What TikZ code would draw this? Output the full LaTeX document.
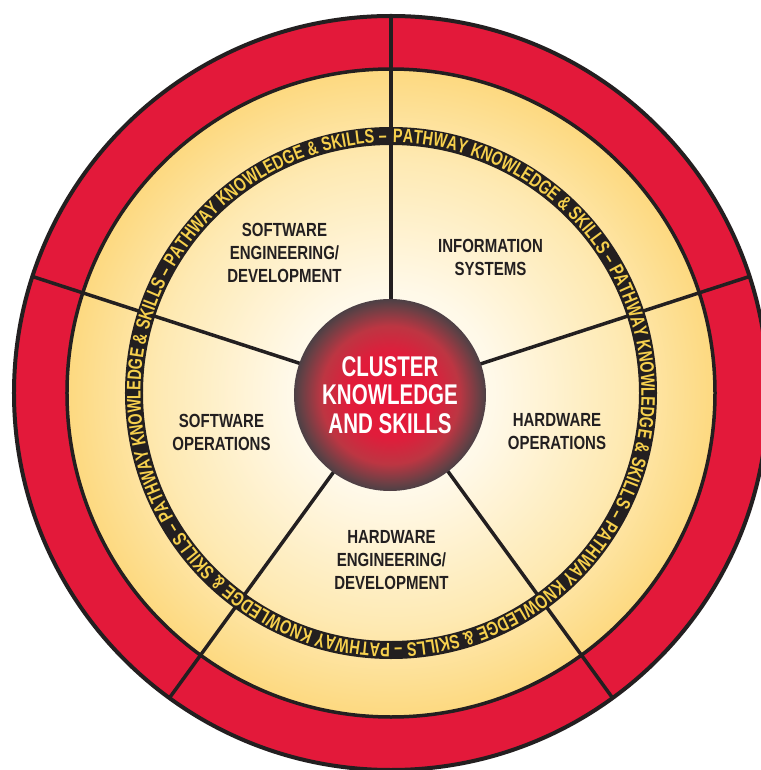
\documentclass[tikz,border=0pt]{standalone}
\usepackage{fontspec}
\usetikzlibrary{decorations.text}
\newfontfamily\condlab{Liberation Sans}[FakeStretch=0.79]
\newfontfamily\condctr{Liberation Sans}[FakeStretch=0.72]
\newfontfamily\condband{Liberation Sans}[FakeStretch=0.74]
\newcommand\labfont{\condlab\bfseries\fontsize{19}{23}\selectfont}
\newcommand\ctrfont{\condctr\bfseries\fontsize{28.5}{28.5}\selectfont}
\newcommand\bandfont{\condband\bfseries\fontsize{19.5}{19.5}\selectfont\color{bandyel}}
\definecolor{ringred}{HTML}{E3193A}
\definecolor{ink}{HTML}{231F20}
\definecolor{bandyel}{HTML}{F6D04D}
\pgfdeclareradialshading{yelshade}{\pgfpoint{0bp}{0bp}}{rgb(0bp)=(1,1,1); rgb(8bp)=(1,0.975,0.91); rgb(18bp)=(0.996,0.915,0.70); rgb(25bp)=(0.992,0.85,0.50); rgb(50bp)=(0.992,0.85,0.50)}
\pgfdeclareradialshading{redshade}{\pgfpoint{0bp}{0bp}}{rgb(0bp)=(0.90,0.09,0.22); rgb(11bp)=(0.88,0.11,0.23); rgb(18bp)=(0.74,0.21,0.26); rgb(23bp)=(0.42,0.25,0.27); rgb(25bp)=(0.30,0.25,0.27); rgb(50bp)=(0.30,0.25,0.27)}
\tikzset{
  lab/.style={font=\labfont, text=ink, align=center, inner sep=0pt},
  divider/.style={draw=ink, line width=3.5pt},
  rim/.style={draw=ink, line width=3.5pt}
}
\begin{document}
\begin{tikzpicture}[x=1pt,y=1pt]
\useasboundingbox (-391,-377) rectangle (369,393);
\coordinate (o) at (0,0);
% red outer ring
\fill[ringred] (o) circle (377);
% yellow disc
\shade[shading=yelshade] (o) circle (324);
% dividers
\foreach \a in {90,162,234,306,18}{
  \coordinate (e\a) at (\a:377);
  \draw[divider] (o) -- (e\a);
}
% rims
\draw[rim] (o) circle (324);
\draw[draw=ink, line width=4pt] (o) circle (377);
% text band
\draw[draw=ink, line width=18pt] (o) circle (257);
\path[decorate, decoration={text along path, text align=fit to path,
  text={|\bandfont|PATHWAY KNOWLEDGE {\&} SKILLS – PATHWAY KNOWLEDGE {\&} SKILLS – PATHWAY KNOWLEDGE {\&} SKILLS – PATHWAY KNOWLEDGE {\&} SKILLS – PATHWAY KNOWLEDGE {\&} SKILLS – PATHWAY KNOWLEDGE {\&} SKILLS –{\kern6pt}}}]
  (89.6:250.5) arc[start angle=89.6, end angle=-270.4, radius=250.5];
% center
\node[circle, minimum size=192pt, inner sep=0pt, shade, shading=redshade,
  font=\ctrfont, text=white, align=center] (c) at (-1,-2) {CLUSTER\\KNOWLEDGE\\AND SKILLS};
% labels
\node[lab] (swe) at (-106.5,140.5) {SOFTWARE\\ENGINEERING/\\DEVELOPMENT};
\node[lab] (is) at (99.5,136) {INFORMATION\\SYSTEMS};
\node[lab] (swo) at (-169.5,-39) {SOFTWARE\\OPERATIONS};
\node[lab] (hwo) at (166,-38.5) {HARDWARE\\OPERATIONS};
\node[lab] (hwe) at (0.5,-167) {HARDWARE\\ENGINEERING/\\DEVELOPMENT};
\end{tikzpicture}
\end{document}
────────
• _To do_
Repeat the material above word for word, please, apart from its images.

• _Solution to this exercise_
What TikZ code would draw this? Output the full LaTeX document.
\documentclass[tikz,border=0pt]{standalone}
\usepackage{fontspec}
\usetikzlibrary{decorations.text}
\newfontfamily\condlab{Liberation Sans}[FakeStretch=0.79]
\newfontfamily\condctr{Liberation Sans}[FakeStretch=0.72]
\newfontfamily\condband{Liberation Sans}[FakeStretch=0.74]
\newcommand\labfont{\condlab\bfseries\fontsize{19}{23}\selectfont}
\newcommand\ctrfont{\condctr\bfseries\fontsize{28.5}{28.5}\selectfont}
\newcommand\bandfont{\condband\bfseries\fontsize{19.5}{19.5}\selectfont\color{bandyel}}
\definecolor{ringred}{HTML}{E3193A}
\definecolor{ink}{HTML}{231F20}
\definecolor{bandyel}{HTML}{F6D04D}
\pgfdeclareradialshading{yelshade}{\pgfpoint{0bp}{0bp}}{rgb(0bp)=(1,1,1); rgb(8bp)=(1,0.975,0.91); rgb(18bp)=(0.996,0.915,0.70); rgb(25bp)=(0.992,0.85,0.50); rgb(50bp)=(0.992,0.85,0.50)}
\pgfdeclareradialshading{redshade}{\pgfpoint{0bp}{0bp}}{rgb(0bp)=(0.90,0.09,0.22); rgb(11bp)=(0.88,0.11,0.23); rgb(18bp)=(0.74,0.21,0.26); rgb(23bp)=(0.42,0.25,0.27); rgb(25bp)=(0.30,0.25,0.27); rgb(50bp)=(0.30,0.25,0.27)}
\tikzset{
  lab/.style={font=\labfont, text=ink, align=center, inner sep=0pt},
  divider/.style={draw=ink, line width=3.5pt},
  rim/.style={draw=ink, line width=3.5pt}
}
\begin{document}
\begin{tikzpicture}[x=1pt,y=1pt]
\useasboundingbox (-391,-377) rectangle (369,393);
\coordinate (o) at (0,0);
% red outer ring
\fill[ringred] (o) circle (377);
% yellow disc
\shade[shading=yelshade] (o) circle (324);
% dividers
\foreach \a in {90,162,234,306,18}{
  \coordinate (e\a) at (\a:377);
  \draw[divider] (o) -- (e\a);
}
% rims
\draw[rim] (o) circle (324);
\draw[draw=ink, line width=4pt] (o) circle (377);
% text band
\draw[draw=ink, line width=18pt] (o) circle (257);
\path[decorate, decoration={text along path, text align=fit to path,
  text={|\bandfont|PATHWAY KNOWLEDGE {\&} SKILLS – PATHWAY KNOWLEDGE {\&} SKILLS – PATHWAY KNOWLEDGE {\&} SKILLS – PATHWAY KNOWLEDGE {\&} SKILLS – PATHWAY KNOWLEDGE {\&} SKILLS – PATHWAY KNOWLEDGE {\&} SKILLS –{\kern6pt}}}]
  (89.6:250.5) arc[start angle=89.6, end angle=-270.4, radius=250.5];
% center
\node[circle, minimum size=192pt, inner sep=0pt, shade, shading=redshade,
  font=\ctrfont, text=white, align=center] (c) at (-1,-2) {CLUSTER\\KNOWLEDGE\\AND SKILLS};
% labels
\node[lab] (swe) at (-106.5,140.5) {SOFTWARE\\ENGINEERING/\\DEVELOPMENT};
\node[lab] (is) at (99.5,136) {INFORMATION\\SYSTEMS};
\node[lab] (swo) at (-169.5,-39) {SOFTWARE\\OPERATIONS};
\node[lab] (hwo) at (166,-38.5) {HARDWARE\\OPERATIONS};
\node[lab] (hwe) at (0.5,-167) {HARDWARE\\ENGINEERING/\\DEVELOPMENT};
\end{tikzpicture}
\end{document}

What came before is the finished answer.